Wednesday, June 30, 2010

a familia que tenho...

Nieces and nephews are probably the best inventions created. They are cute. They love you. They are silly. They make car noises when they play with you. They get excited to make flower crowns and learn how to leg wrestle. I am in love with my nieces and nephews. This weekend I was able to travel up to visit my brother and his beautiful family.


Conner was fascinated with the lines in the leaves--he would hold them up to the sunlight and point them out for me.
Adventurous Sebrina and Tricia.
Cadin and his great hair.
Conner sitting on the porch waiting for the sun to set.
Chris, Tricia, Me, Conner, Cadin, Sebrina and Abree in front of the Idaho Falls on the Snake River.

Family is so fulfilling.

Tuesday, June 29, 2010

as cabelas nao aguenta mais esse ritima

I've been trying a new thing: not washing my hair. Inspired by my dear friend Sara, as well as my age-long desire to dread my hair, I decided to experiment. After almost 2 weeks of not washing the locks, I decided I do not fancy the non-washing regime. Perhaps a week of non-washing is tolerable. My issue is not the way my hair looks but how it feels. My hair itself looks great. It gets very curly, and I've gotten several complements. But my hair is far from touchable. As Emma says, "Please just touch the lower portions." But seriously, just touch the lower portions because the closer you get to my scalp, the thicker and heavier and oilier my hair gets. Don't be grossed out. My hair is NOT dirty. I rinse it on a regular basis, but the natural oils have built up a bit. It basically feels as if I have a lot of product in my hair. On the upside, my hair requires absolutely NO maintenance.
Alicia and I were discussing last night our long hair.
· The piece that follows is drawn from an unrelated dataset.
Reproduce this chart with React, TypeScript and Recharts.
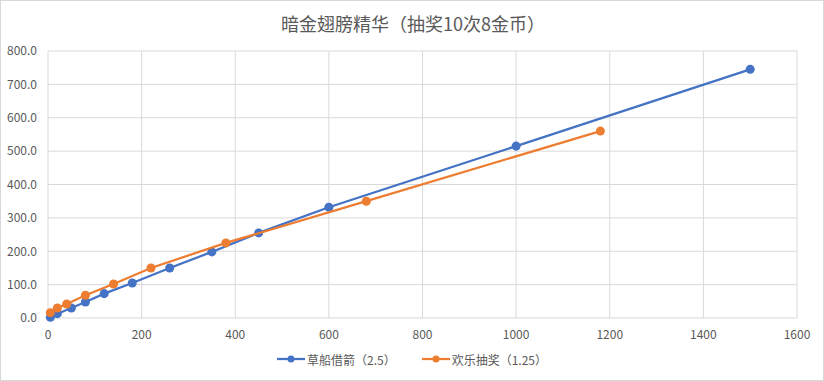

Conclusion: we love it. Two and a half years ago Alicia and I, along with our friend Erin, made a pact to not cut our hair (we were all sporting short hair at the time) until I got back from my mission. I've been back from my mission for a year, and none of us have seriously gone to the scissors. Probably the best pact we could have ever made.

Wednesday, June 23, 2010

escrever para esclarecer.

I've been doing this thing the past couple of weeks. Just writing exercises. In the morning I sit and write until I can't write any more or until I have at least 3 pages. I believe the recent surge of blog-making urges can be attributed to this.

Sometimes the days are COMPLETELY overwhelming for no reason. Today I worked for three hours. That's it. But I arrived home utterly exhausted, believe this was a result of thinking too much. I spoke with my mother. She was making strawberry jam, and I became suddenly homesick. This doesn't happen very often, but when it does it is strong and it's then that I must leave the land of college and being alone and enter the family world. Since it was too early in the day to head to my sister's, I did the next best thing: I headed to Alpine. Alpine is the home of my second family. A place where I can pretend I'm 18 years old again and living in CT. Spending all day under the sun, surrounded by the glorious mountains, in a saline pool, with little ones and a brand new puppy has its healing factors.

Ten things I would like to do before I die:
1. Make a beautiful quilt
2. Be a midwife
3. Write my memoirs
4. Maintain a flourishing garden
5. Build a bed
6. Teach a child how to ride a bike
7. Teach a women to love herself
8. Say "I love you" and kiss a tree in all 50 states
9. Hike the Appalachian trail
10. Climb a mountain a year

sou uma boa pessoa

Have you ever wanted to change something in your life? Bad habits mainly? Something that you do almost on accident because you don't realize that it's even happening?
I do.
A lot.

Tuesday, June 22, 2010

faz um ano

Chegei da missao faz um ano. Que coisa mais incrivel.

I realize I am not a competent blogger, and after a couple of attempts it has become apparent that blogging is not my calling.
And yet, I blog.
Perhaps its an internal fear of not writing something clever enough for people to enjoy. Maybe that same fear that keeps me quiet and listening in a crowd rather than life of the party is the one that keeps my creative juices flowing. Perhaps I just need to think more.
A question was presented the other night: what is it about yourself that you are currently changing your mind about it? I was supposed to answer it, and at first I knew what it was, but now I'm not so sure. I tend to talk about change a lot. I like the idea of change of moving on. I thought I was turning into someone who was capable of change. I sincerely thought that this was it! But when I am put face to face with changes I should be making, I push change away. I rationalize and I want to continue on the path I've been following for some time.
So bottom line: I am a hypocrite and you probably shouldn't listen to what I say. Although I may say some encouraging things or give inspiring and clever and smart advice, I don't listen to half the things that come out of my mouth.
But I don't think I'm alone in this, and that is the comforting to me. I know there are other people in this world and in my little sphere of existence that have these tendencies, and perhaps we are getting better. I know I'm trying.